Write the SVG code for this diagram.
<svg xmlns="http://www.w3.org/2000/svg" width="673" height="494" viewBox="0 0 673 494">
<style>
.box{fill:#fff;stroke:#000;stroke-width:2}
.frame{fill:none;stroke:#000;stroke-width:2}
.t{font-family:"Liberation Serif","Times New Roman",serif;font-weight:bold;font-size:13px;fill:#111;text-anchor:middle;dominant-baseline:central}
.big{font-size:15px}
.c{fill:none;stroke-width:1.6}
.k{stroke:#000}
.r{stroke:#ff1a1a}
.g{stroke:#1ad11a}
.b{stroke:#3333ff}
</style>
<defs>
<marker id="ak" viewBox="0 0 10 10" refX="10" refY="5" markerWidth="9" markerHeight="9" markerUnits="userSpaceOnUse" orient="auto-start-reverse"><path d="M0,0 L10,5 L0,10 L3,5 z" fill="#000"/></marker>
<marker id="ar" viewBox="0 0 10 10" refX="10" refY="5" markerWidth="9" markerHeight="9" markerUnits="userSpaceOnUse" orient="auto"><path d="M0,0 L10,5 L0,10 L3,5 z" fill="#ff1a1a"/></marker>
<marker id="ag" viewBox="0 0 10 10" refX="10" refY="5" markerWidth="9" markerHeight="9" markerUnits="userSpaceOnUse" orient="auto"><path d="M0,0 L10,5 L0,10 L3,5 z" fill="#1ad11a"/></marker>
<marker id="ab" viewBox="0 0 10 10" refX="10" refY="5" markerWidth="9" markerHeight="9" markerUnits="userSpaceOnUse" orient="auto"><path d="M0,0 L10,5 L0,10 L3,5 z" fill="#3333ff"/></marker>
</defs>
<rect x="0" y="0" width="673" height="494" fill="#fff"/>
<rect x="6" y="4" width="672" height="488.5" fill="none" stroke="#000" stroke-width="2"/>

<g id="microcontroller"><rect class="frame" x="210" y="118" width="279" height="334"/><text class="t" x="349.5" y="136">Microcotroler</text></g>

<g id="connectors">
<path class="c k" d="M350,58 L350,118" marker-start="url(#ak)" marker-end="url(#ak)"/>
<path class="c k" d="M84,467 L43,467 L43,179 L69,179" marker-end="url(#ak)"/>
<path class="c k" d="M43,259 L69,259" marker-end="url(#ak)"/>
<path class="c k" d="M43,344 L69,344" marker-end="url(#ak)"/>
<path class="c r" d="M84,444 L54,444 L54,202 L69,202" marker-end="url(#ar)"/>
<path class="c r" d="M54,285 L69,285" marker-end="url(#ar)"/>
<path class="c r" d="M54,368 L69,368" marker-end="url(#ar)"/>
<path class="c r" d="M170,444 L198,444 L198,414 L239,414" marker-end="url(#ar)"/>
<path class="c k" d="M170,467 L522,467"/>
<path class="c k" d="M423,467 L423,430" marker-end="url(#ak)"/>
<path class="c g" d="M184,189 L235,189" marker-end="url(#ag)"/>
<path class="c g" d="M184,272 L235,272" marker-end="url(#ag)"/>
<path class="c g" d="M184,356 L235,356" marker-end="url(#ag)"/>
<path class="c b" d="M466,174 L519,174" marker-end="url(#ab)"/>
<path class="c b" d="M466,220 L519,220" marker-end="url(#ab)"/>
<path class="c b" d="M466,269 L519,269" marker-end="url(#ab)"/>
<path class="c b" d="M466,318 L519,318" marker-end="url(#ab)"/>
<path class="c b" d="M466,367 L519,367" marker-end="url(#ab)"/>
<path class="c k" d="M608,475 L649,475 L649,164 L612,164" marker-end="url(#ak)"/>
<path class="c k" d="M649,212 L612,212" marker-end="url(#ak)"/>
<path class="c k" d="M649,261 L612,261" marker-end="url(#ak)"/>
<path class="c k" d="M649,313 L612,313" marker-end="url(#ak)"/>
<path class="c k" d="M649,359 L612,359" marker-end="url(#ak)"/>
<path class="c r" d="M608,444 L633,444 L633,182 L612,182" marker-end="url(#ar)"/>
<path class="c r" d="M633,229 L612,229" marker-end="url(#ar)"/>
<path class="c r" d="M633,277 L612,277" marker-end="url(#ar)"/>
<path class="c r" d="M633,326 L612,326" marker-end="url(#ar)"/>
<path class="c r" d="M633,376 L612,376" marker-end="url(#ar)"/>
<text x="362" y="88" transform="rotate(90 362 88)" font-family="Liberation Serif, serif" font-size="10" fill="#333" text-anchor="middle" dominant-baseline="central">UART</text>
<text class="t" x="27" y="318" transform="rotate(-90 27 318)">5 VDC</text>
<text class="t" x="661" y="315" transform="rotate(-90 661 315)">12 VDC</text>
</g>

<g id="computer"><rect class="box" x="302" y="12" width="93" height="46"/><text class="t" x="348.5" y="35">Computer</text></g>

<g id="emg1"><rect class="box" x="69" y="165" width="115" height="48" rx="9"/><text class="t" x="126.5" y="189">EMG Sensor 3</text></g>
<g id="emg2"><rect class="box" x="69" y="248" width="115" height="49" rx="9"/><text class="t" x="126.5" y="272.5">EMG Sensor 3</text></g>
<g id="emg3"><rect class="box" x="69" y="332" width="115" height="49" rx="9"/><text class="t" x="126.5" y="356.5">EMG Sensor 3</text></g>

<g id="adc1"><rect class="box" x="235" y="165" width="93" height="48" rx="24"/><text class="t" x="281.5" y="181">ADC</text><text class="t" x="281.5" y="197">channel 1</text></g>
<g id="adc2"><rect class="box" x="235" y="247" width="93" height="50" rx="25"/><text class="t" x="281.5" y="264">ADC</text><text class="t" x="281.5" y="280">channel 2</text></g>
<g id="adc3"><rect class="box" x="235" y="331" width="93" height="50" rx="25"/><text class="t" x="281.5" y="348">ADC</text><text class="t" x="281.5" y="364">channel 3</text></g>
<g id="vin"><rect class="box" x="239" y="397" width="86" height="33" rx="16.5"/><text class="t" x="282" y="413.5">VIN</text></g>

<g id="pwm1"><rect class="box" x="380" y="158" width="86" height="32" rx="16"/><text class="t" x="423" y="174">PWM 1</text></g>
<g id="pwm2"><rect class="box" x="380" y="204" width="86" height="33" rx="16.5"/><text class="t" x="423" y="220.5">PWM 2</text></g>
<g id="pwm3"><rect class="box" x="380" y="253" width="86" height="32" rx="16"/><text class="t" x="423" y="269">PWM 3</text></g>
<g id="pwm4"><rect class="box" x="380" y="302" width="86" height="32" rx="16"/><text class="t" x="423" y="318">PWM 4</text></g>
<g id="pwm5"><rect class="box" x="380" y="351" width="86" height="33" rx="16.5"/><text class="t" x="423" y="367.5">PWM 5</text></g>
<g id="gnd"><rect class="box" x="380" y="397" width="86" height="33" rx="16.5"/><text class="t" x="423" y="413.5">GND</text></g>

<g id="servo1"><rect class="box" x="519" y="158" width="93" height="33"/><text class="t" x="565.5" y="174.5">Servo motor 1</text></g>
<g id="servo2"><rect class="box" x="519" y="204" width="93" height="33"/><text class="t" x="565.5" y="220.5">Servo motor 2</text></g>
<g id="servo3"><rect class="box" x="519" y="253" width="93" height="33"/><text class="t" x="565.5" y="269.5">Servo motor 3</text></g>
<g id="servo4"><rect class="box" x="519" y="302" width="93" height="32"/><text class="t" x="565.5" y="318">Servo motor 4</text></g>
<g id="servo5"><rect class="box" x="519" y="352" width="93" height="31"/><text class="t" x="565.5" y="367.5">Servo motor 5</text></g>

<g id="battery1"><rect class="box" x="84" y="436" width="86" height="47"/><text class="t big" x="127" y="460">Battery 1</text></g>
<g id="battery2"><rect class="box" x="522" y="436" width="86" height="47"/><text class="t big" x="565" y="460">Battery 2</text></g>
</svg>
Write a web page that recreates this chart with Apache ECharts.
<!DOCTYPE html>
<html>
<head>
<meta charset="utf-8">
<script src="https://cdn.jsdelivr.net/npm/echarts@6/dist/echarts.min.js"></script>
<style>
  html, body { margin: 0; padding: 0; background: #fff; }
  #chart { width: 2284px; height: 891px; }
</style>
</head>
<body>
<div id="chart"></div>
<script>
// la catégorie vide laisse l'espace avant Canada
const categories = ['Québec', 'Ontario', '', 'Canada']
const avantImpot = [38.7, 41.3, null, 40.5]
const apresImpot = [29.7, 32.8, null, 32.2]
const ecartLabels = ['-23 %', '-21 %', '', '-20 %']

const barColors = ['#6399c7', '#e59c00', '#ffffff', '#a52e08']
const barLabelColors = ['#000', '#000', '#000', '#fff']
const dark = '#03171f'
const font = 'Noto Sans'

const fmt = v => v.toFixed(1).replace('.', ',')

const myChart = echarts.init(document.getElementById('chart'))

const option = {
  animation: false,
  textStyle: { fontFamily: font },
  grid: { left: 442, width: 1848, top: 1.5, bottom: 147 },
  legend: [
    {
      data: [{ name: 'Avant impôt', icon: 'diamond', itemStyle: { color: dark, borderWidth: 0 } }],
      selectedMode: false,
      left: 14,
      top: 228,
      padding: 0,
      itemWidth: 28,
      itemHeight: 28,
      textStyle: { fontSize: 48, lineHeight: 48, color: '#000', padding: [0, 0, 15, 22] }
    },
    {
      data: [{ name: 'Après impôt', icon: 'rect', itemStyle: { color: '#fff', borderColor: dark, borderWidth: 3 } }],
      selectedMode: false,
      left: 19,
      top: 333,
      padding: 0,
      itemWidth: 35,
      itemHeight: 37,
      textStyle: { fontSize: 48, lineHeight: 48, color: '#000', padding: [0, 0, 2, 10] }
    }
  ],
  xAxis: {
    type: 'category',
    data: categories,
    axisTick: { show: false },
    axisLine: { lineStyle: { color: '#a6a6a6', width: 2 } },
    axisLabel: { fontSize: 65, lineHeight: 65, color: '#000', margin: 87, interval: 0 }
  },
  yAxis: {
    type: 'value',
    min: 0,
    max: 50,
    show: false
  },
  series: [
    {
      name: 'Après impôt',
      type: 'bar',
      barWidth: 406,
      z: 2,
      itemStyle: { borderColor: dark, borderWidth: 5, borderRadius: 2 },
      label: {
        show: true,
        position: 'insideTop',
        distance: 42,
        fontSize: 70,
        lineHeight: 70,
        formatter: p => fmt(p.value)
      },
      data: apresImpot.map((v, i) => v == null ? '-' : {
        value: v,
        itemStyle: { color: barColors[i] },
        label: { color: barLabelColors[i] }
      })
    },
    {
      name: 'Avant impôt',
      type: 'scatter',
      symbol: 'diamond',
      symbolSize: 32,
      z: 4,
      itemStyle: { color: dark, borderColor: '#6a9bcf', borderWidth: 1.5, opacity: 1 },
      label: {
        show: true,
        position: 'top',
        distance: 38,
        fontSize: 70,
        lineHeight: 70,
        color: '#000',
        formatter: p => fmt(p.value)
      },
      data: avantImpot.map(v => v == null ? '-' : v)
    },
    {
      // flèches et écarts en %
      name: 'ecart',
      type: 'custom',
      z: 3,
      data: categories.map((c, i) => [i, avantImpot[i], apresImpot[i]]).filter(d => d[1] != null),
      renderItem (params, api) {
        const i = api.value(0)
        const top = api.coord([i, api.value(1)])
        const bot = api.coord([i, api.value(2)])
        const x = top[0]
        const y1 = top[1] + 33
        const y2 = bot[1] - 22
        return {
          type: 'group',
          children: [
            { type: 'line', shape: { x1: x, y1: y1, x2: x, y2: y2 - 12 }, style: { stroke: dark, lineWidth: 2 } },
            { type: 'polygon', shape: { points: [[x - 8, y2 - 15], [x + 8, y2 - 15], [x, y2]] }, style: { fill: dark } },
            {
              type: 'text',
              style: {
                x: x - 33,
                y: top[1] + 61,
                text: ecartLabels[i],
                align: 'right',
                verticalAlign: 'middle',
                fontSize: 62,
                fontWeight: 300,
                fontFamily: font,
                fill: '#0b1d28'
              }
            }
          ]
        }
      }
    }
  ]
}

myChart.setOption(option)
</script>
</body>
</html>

TASK DIRECTIONS:
Give again only the lines from the one bearing "Write a web" through the one bearing "const myChart = echarts.init(document.getElementById('chart'))", exactly as they stand.

SOLUTION TO THIS PROBLEM:
Write a web page that recreates this chart with Apache ECharts.
<!DOCTYPE html>
<html>
<head>
<meta charset="utf-8">
<script src="https://cdn.jsdelivr.net/npm/echarts@6/dist/echarts.min.js"></script>
<style>
  html, body { margin: 0; padding: 0; background: #fff; }
  #chart { width: 2284px; height: 891px; }
</style>
</head>
<body>
<div id="chart"></div>
<script>
// la catégorie vide laisse l'espace avant Canada
const categories = ['Québec', 'Ontario', '', 'Canada']
const avantImpot = [38.7, 41.3, null, 40.5]
const apresImpot = [29.7, 32.8, null, 32.2]
const ecartLabels = ['-23 %', '-21 %', '', '-20 %']

const barColors = ['#6399c7', '#e59c00', '#ffffff', '#a52e08']
const barLabelColors = ['#000', '#000', '#000', '#fff']
const dark = '#03171f'
const font = 'Noto Sans'

const fmt = v => v.toFixed(1).replace('.', ',')

const myChart = echarts.init(document.getElementById('chart'))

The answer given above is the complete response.